The front line workers have been oriented on COVID-19, its symptoms, social distancing, hand-hygiene measures, respiratory hygiene, care of senior citizens, nutrition during COVID-19, breast feeding practices and care for malnourished children. This added capacity is expected to help them to serve people better.
Similar trainings were organized for Odisha Livelihood Mission (OLM) staff members, NGO partners and Tribal Cooperative Marketing Development Federation of India Limited (TRIFED) functionaries on ‘COVID-19 and adaptation of healthy behaviors related to health, nutrition and hygiene’ through online platforms.
Important topics like Infant and Young Child Feeding (IYCF); Management of SAM (Severe Acute Malnutrition); Healthy eating and Village Health, Sanitation and Nutrition Day; Adolescent Health and Nutrition; Parenting and Psychological Care were covered.
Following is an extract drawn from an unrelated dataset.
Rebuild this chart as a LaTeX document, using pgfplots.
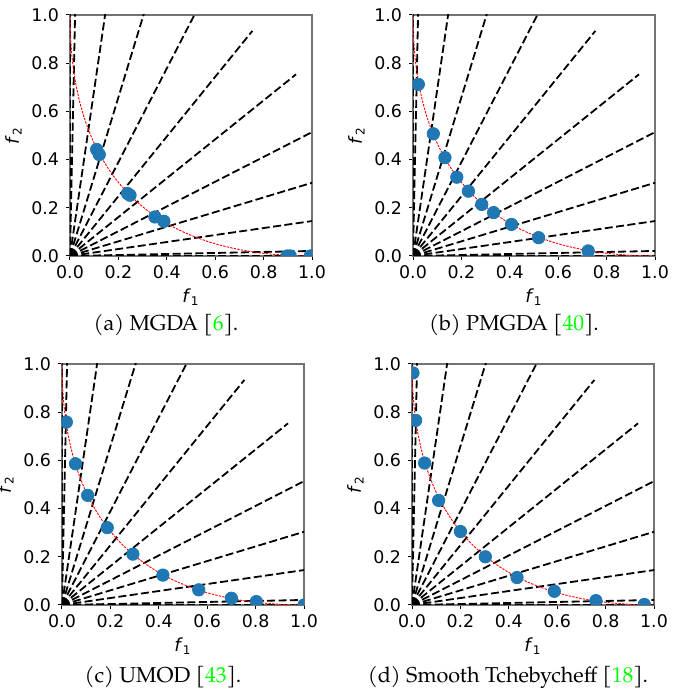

With UNICEF’s support, an online training was also provided for Nutrition Rehabilitation Center (NRC) functionaries and medical officers (pediatricians) engaged at NRCs on ensuring adequate nutrition for children with severe and acute malnutrition during the COVID 19 period. They were also oriented on handling the influx of SAM cases at NRCs once restriction on movements is lifted.
With the routine reporting system (MIS) at village level getting affected during the lock down, a real-time online data collection and compilation platform has been developed by UNICEF to obtain information from independent sources like NGO partners. The results are analyzed daily and shared with the appropriate authority for taking corrective action.